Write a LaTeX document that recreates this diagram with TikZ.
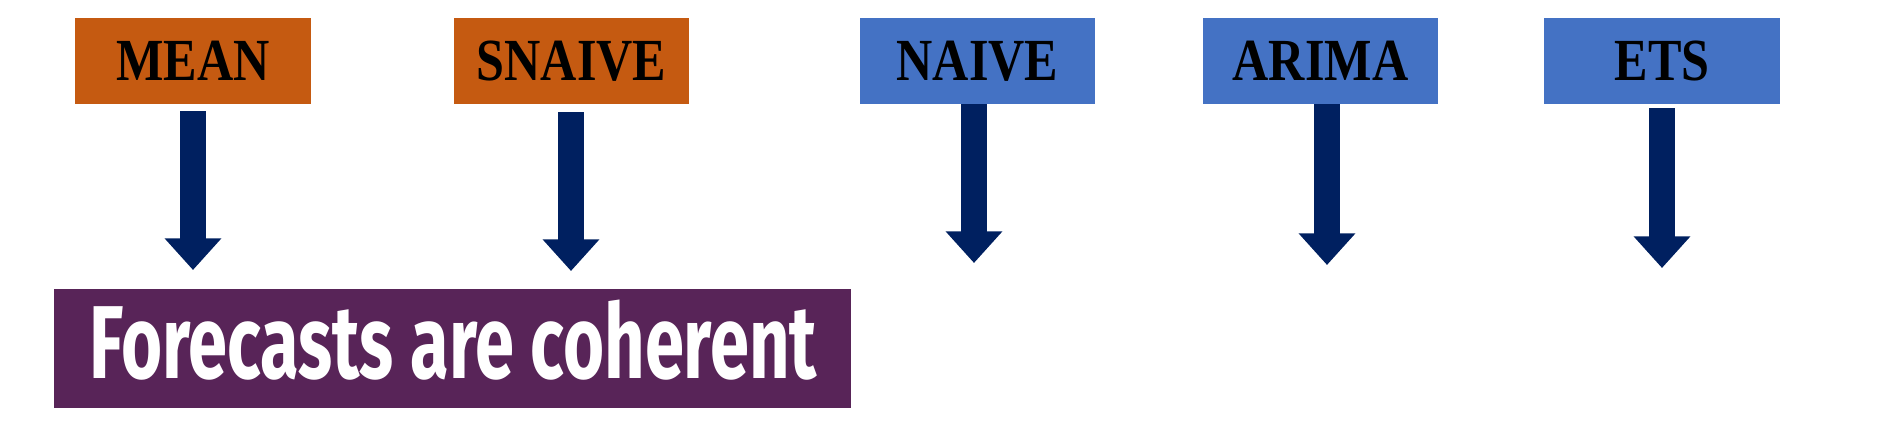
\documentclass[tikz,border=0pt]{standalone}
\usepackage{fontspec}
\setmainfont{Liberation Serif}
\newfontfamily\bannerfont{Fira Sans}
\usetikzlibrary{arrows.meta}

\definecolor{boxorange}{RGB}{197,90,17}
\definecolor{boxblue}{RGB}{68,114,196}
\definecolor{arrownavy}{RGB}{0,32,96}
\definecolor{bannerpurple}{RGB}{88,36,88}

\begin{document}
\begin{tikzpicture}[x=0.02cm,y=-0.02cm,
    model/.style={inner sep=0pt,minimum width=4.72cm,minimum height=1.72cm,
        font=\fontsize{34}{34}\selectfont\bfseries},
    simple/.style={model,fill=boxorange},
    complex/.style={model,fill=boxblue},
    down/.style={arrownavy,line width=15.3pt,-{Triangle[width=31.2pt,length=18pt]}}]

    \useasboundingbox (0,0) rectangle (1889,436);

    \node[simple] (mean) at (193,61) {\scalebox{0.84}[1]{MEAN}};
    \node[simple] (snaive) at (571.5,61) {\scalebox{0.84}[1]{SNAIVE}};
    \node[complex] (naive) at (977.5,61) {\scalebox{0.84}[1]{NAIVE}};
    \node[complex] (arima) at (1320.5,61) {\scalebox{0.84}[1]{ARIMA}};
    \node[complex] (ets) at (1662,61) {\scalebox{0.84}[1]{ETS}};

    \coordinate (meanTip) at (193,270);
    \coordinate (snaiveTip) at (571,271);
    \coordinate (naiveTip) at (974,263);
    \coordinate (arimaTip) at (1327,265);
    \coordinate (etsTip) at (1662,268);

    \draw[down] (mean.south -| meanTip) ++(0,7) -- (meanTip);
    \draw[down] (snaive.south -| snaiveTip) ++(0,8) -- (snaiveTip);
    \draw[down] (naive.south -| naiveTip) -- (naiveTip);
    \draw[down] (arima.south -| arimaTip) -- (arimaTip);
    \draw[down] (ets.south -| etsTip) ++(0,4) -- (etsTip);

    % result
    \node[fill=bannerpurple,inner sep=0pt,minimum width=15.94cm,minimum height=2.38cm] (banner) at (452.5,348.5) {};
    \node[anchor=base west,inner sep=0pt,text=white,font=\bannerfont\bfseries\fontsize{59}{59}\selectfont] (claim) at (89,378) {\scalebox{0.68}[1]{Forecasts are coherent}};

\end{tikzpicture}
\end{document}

━━━━━━━━━━━━━━━━━━━━━━━━━━━━━━

GOAL OF THE EXERCISE:
Omit every picture, then reproduce the rest of the listing exactly.

FULL SOLUTION:
Write a LaTeX document that recreates this diagram with TikZ.
\documentclass[tikz,border=0pt]{standalone}
\usepackage{fontspec}
\setmainfont{Liberation Serif}
\newfontfamily\bannerfont{Fira Sans}
\usetikzlibrary{arrows.meta}

\definecolor{boxorange}{RGB}{197,90,17}
\definecolor{boxblue}{RGB}{68,114,196}
\definecolor{arrownavy}{RGB}{0,32,96}
\definecolor{bannerpurple}{RGB}{88,36,88}

\begin{document}
\begin{tikzpicture}[x=0.02cm,y=-0.02cm,
    model/.style={inner sep=0pt,minimum width=4.72cm,minimum height=1.72cm,
        font=\fontsize{34}{34}\selectfont\bfseries},
    simple/.style={model,fill=boxorange},
    complex/.style={model,fill=boxblue},
    down/.style={arrownavy,line width=15.3pt,-{Triangle[width=31.2pt,length=18pt]}}]

    \useasboundingbox (0,0) rectangle (1889,436);

    \node[simple] (mean) at (193,61) {\scalebox{0.84}[1]{MEAN}};
    \node[simple] (snaive) at (571.5,61) {\scalebox{0.84}[1]{SNAIVE}};
    \node[complex] (naive) at (977.5,61) {\scalebox{0.84}[1]{NAIVE}};
    \node[complex] (arima) at (1320.5,61) {\scalebox{0.84}[1]{ARIMA}};
    \node[complex] (ets) at (1662,61) {\scalebox{0.84}[1]{ETS}};

    \coordinate (meanTip) at (193,270);
    \coordinate (snaiveTip) at (571,271);
    \coordinate (naiveTip) at (974,263);
    \coordinate (arimaTip) at (1327,265);
    \coordinate (etsTip) at (1662,268);

    \draw[down] (mean.south -| meanTip) ++(0,7) -- (meanTip);
    \draw[down] (snaive.south -| snaiveTip) ++(0,8) -- (snaiveTip);
    \draw[down] (naive.south -| naiveTip) -- (naiveTip);
    \draw[down] (arima.south -| arimaTip) -- (arimaTip);
    \draw[down] (ets.south -| etsTip) ++(0,4) -- (etsTip);

    % result
    \node[fill=bannerpurple,inner sep=0pt,minimum width=15.94cm,minimum height=2.38cm] (banner) at (452.5,348.5) {};
    \node[anchor=base west,inner sep=0pt,text=white,font=\bannerfont\bfseries\fontsize{59}{59}\selectfont] (claim) at (89,378) {\scalebox{0.68}[1]{Forecasts are coherent}};

\end{tikzpicture}
\end{document}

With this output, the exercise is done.